>> Start

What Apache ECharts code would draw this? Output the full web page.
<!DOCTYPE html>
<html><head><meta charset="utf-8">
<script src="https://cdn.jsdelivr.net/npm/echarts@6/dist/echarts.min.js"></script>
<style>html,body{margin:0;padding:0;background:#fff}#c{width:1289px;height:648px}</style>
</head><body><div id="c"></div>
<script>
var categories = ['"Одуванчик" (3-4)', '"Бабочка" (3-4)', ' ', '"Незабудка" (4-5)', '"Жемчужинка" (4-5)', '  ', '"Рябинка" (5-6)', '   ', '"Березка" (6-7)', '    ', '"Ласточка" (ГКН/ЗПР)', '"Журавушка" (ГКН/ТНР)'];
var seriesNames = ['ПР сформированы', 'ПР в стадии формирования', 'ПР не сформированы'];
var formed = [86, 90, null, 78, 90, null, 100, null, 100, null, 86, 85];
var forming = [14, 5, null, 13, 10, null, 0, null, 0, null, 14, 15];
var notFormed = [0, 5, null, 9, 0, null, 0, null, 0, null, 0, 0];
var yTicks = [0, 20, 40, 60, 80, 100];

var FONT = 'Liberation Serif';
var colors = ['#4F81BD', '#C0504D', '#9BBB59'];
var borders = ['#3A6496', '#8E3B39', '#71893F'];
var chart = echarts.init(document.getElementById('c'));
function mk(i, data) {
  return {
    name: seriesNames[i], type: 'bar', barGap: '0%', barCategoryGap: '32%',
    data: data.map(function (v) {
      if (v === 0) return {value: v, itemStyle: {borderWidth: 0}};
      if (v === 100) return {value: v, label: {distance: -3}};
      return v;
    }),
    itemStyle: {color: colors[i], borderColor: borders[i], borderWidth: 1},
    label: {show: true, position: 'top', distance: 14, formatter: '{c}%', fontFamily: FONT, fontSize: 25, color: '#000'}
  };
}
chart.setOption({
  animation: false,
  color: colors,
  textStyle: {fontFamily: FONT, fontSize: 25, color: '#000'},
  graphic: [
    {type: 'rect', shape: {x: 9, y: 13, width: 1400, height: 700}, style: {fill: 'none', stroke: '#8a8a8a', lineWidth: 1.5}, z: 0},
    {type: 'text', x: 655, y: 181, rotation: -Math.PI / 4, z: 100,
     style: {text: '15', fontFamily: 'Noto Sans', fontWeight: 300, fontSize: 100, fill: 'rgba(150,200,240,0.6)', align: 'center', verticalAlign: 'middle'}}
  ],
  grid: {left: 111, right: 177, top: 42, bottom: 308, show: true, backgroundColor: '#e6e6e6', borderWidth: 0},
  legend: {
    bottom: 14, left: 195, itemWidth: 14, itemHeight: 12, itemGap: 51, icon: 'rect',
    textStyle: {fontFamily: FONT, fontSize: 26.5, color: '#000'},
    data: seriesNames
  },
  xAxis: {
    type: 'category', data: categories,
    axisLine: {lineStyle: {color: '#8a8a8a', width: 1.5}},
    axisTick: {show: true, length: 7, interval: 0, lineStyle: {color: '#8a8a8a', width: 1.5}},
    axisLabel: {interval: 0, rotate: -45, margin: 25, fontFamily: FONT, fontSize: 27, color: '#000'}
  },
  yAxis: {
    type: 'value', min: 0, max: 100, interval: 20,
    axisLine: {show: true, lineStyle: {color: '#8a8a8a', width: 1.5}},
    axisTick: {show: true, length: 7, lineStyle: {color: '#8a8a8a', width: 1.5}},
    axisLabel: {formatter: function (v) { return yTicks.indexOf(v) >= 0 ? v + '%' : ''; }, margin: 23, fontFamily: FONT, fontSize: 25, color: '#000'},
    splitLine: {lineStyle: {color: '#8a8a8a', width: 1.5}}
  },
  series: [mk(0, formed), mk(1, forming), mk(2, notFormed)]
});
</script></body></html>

>> End

### Set problem
Beginning at the top of the data, extract each line through the line containing "var yTicks = [0, 20, 40, 60, 80, 100];" and return those lines exactly, with nothing added.

### Answer to this task
What Apache ECharts code would draw this? Output the full web page.
<!DOCTYPE html>
<html><head><meta charset="utf-8">
<script src="https://cdn.jsdelivr.net/npm/echarts@6/dist/echarts.min.js"></script>
<style>html,body{margin:0;padding:0;background:#fff}#c{width:1289px;height:648px}</style>
</head><body><div id="c"></div>
<script>
var categories = ['"Одуванчик" (3-4)', '"Бабочка" (3-4)', ' ', '"Незабудка" (4-5)', '"Жемчужинка" (4-5)', '  ', '"Рябинка" (5-6)', '   ', '"Березка" (6-7)', '    ', '"Ласточка" (ГКН/ЗПР)', '"Журавушка" (ГКН/ТНР)'];
var seriesNames = ['ПР сформированы', 'ПР в стадии формирования', 'ПР не сформированы'];
var formed = [86, 90, null, 78, 90, null, 100, null, 100, null, 86, 85];
var forming = [14, 5, null, 13, 10, null, 0, null, 0, null, 14, 15];
var notFormed = [0, 5, null, 9, 0, null, 0, null, 0, null, 0, 0];
var yTicks = [0, 20, 40, 60, 80, 100];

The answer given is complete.